Manual drilling was introduced into Guinea over the last three years. Previously there was no knowledge or experience of these technologies. About 50 manually drilled wells have been constructed to date, primarily for community water supplies. Although there are considerable funds available for further promotion of the technology, particularly through UNICEF, there is need to consolidate the experiences to date before moving on to another next phase of training and construction. It is also very important that the national government agencies responsible for rural water supplies as well as the local governments are given the opportunity to learn more about manual drilling technologies, including their potential and risks.

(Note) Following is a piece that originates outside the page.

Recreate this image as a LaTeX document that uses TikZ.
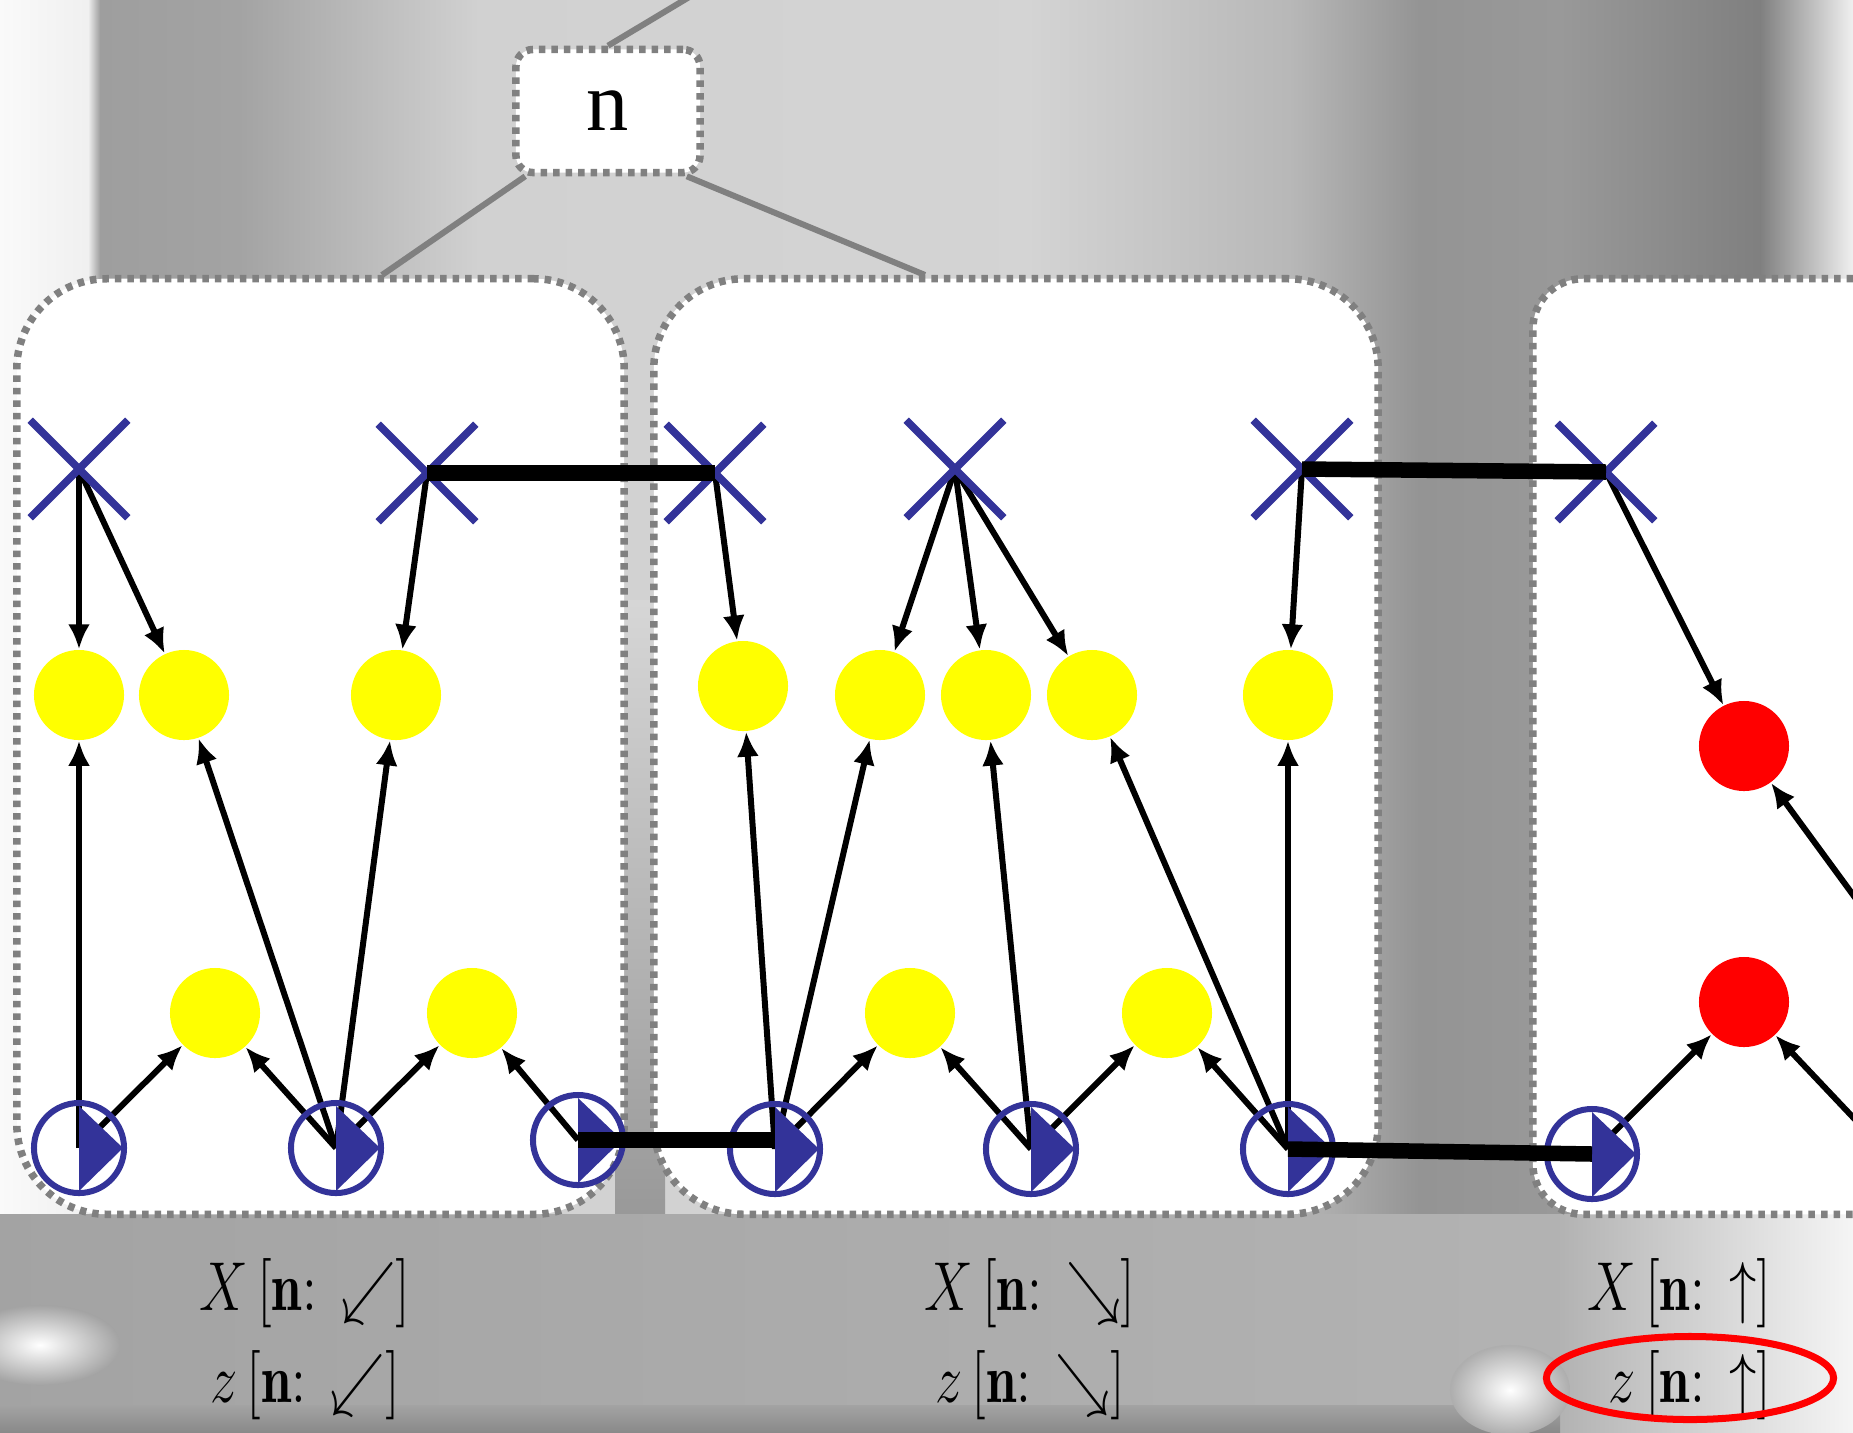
\documentclass[tikz,border=0pt]{standalone}
\usepackage{fix-cm}
\usepackage{amsmath,amssymb}
\usepackage{graphicx}
\usepackage{fontspec}
\newfontfamily\timesfont{Liberation Serif}
\usepackage{tikz}
\usetikzlibrary{arrows.meta,positioning,shapes.misc,shapes.geometric,calc}
\definecolor{MarkBlue}{RGB}{51,51,153}
\definecolor{FrameGray}{RGB}{128,128,128}
\definecolor{SpotYellow}{RGB}{255,255,0}
\definecolor{HotRed}{RGB}{255,0,0}
\pgfdeclarelayer{back}
\pgfdeclarelayer{wires}
\pgfdeclarelayer{front}
\pgfsetlayers{back,wires,main,front}

\begin{document}
\begin{tikzpicture}[x=0.01cm,y=-0.01cm,
  panel/.style={draw=FrameGray,fill=white,line width=0.075cm,dash pattern=on 0.065cm off 0.06cm,inner sep=0pt},
  link/.style={draw=FrameGray,line width=0.06cm},
  xmark/.style={cross out,draw=MarkBlue,line width=0.075cm,minimum size=0.9cm,inner sep=0pt},
  spot/.style={circle,fill=SpotYellow,minimum size=0.9cm,inner sep=0pt},
  hotspot/.style={spot,fill=HotRed},
  sensor/.style={circle,draw=MarkBlue,line width=0.06cm,minimum size=0.9cm,inner sep=0pt,
    path picture={\fill[MarkBlue] (path picture bounding box.center) ++(0,0.42cm) -- ++(0,-0.85cm) -- ++(0.44cm,0.43cm) -- cycle;}},
  wire/.style={-{Latex[length=0.25cm,width=0.22cm]},line width=0.06cm},
  bond/.style={line width=0.155cm},
  tag/.style={font=\fontsize{15.5}{26.2}\selectfont,inner sep=0pt}]
  \useasboundingbox (0,0) rectangle (1853,1432);

  \begin{pgfonlayer}{back}
    \fill[black!35] (0,0) rectangle (1853,1432);
    \foreach \xa/\xb/\la/\ra in {0/88/2/6,88/100/6/38,100/240/38/36,240/480/36/18,480/1030/18/17,1030/1290/17/28,1290/1420/28/42,1420/1560/42/40,1560/1760/40/50,1760/1853/50/6}
      \shade[left color=black!\la,right color=black!\ra] (\xa,0) rectangle (\xb,1214);
    \shade[top color=black!16,bottom color=black!40] (615,600) rectangle (665,1214);
    \shade[left color=black!36,right color=black!30] (0,1214) rectangle (1560,1432);
    \shade[left color=black!30,right color=black!4] (1560,1214) rectangle (1853,1432);
    \shade[top color=black!36,bottom color=black!46] (0,1405) rectangle (1560,1432);
    \shade[inner color=white,outer color=black!36] (40,1345) ellipse [x radius=0.8cm,y radius=0.4cm];
    \shade[inner color=white,outer color=black!32] (1510,1390) ellipse [x radius=0.6cm,y radius=0.45cm];

    \node[panel,rounded corners=0.9cm,minimum width=6.07cm,minimum height=9.35cm] (box1) at (320.5,746.5) {};
    \node[panel,rounded corners=0.9cm,minimum width=7.24cm,minimum height=9.35cm] (box2) at (1016,746.5) {};
    \node[panel,rounded corners=0.5cm,minimum width=4.2cm,minimum height=9.35cm] (box3) at (1743,746.5) {};
    \node[panel,rounded corners=0.17cm,minimum width=1.84cm,minimum height=1.23cm,
      font=\timesfont\fontsize{24}{24}\selectfont] (n) at (608,111) {n};
    \coordinate (up) at (726,-25);
    \draw[link] (n.north) -- (up);
    \draw[link] ([xshift=0.13cm]n.south west) -- ([xshift=0.615cm]box1.north);
    \draw[link] ([xshift=-0.17cm]n.south east) -- ([xshift=-0.91cm]box2.north);
  \end{pgfonlayer}

  \foreach \nm/\px/\py in {c1/79/469,c2/427/473,c3/715/473,c4/955/469,c5/1302/469,c6/1606/472}
    \node[xmark] (\nm) at (\px,\py) {};
  \foreach \nm/\px/\py in {y1/79/695,y2/184/695,y3/396/695,y4/743/686,y5/880/695,y6/986/695,y7/1092/695,y8/1288/695,y9/215/1013,y10/472/1013,y11/910/1013,y12/1167/1013}
    \node[spot] (\nm) at (\px,\py) {};
  \node[hotspot] (r1) at (1744,746) {};
  \node[hotspot] (r2) at (1744,1002) {};
  \foreach \nm/\px/\py in {m1/79/1148,m2/336/1148,m3/578/1140,m4/775/1149,m5/1031/1149,m6/1288/1149,m7/1592/1154}
    \node[sensor] (\nm) at (\px,\py) {};
  \coordinate (r1src) at (1900,959);
  \coordinate (r2src) at (1900,1167);

  \begin{pgfonlayer}{wires}
    \foreach \a/\b in {c1/y1,c1/y2,c2/y3,c3/y4,c4/y5,c4/y6,c4/y7,c5/y8,c6/r1,m1/y1,m1/y9,m2/y2,m2/y3,m2/y9,m2/y10,m3/y10,m4/y4,m4/y5,m4/y11,m5/y11,m5/y6,m5/y12,m6/y7,m6/y12,m6/y8,m7/r2}
      \draw[wire] (\a.center) -- (\b);
    \draw[wire] (r1src) -- (r1);
    \draw[wire] (r2src) -- (r2);
  \end{pgfonlayer}

  \begin{pgfonlayer}{front}
    \draw[bond] (c2.center) -- (c3.center);
    \draw[bond] (c5.center) -- (c6.center);
    \draw[bond] (m3.center) -- (m3.center -| m4.center);
    \draw[bond] (m6.center) -- (m7.center);
  \end{pgfonlayer}

  \node[tag,align=center,anchor=north] (lab1) at (305,1258)
    {\scalebox{1}[1.27]{$X\,[\mathbf{n}{:}\,\swarrow]$}\\\scalebox{1}[1.27]{$z\,[\mathbf{n}{:}\,\swarrow]$}};
  \node[tag,align=center,anchor=north] (lab2) at (1030,1258)
    {\scalebox{1}[1.27]{$X\,[\mathbf{n}{:}\,\searrow]$}\\\scalebox{1}[1.27]{$z\,[\mathbf{n}{:}\,\searrow]$}};
  \node[tag,align=right,anchor=north east] (lab3) at (1772,1258)
    {\scalebox{1}[1.27]{$X\,[\mathbf{n}{:}\,\uparrow]$}\\\scalebox{1}[1.27]{$z\,[\mathbf{n}{:}\,\uparrow]$}};
  \node[ellipse,draw=HotRed,line width=0.07cm,minimum width=2.87cm,minimum height=0.83cm,inner sep=0pt] (ring) at (1690,1378) {};
\end{tikzpicture}
\end{document}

It is estimated that up to 1,000 manually drilled wells exist in Malawi. Documentation on what was undertaken in the past is scant. However an initiative by Mzuzu University Centre of Excellence in Water and Sanitation SMART Centre in Northern Malawi commenced in 2012, with 50 manually drilled wells constructed by mid-2013. Businesses are being trained in both technical and business aspects of manual drilling. The national water policy does not specifically refer to manual drilling, but the 2012 Sector Performance Report recommends low cost drilling technologies as well as self supply approaches. Download the summary from:
In the 1980’s and early 1990’s manual drilling in Uganda meant hand augering, using the Vonder rig. It was popular and successful. However, its limited technical capability (i.e. inability to drill laterite) coupled with privatisation, inadequate supervision and competition from small machine rigs meant that it became less popular and had fallen out of use by the late 1990’s. Since then, other improved manual drilling techniques have been introduced by various organisations. None of these have managed to move much beyond testing or piloting. The most encouraging manual drilling initiative today is the training of enterprises in Gulu in a project financed by World Vision. However it is still too early to see whether there will be widespread uptake. Due to the geology and hydrogeology of the country, manual drilling will be possible in some areas only. For Uganda manual drilling is a niche technology, but perhaps highly suitable in some contexts.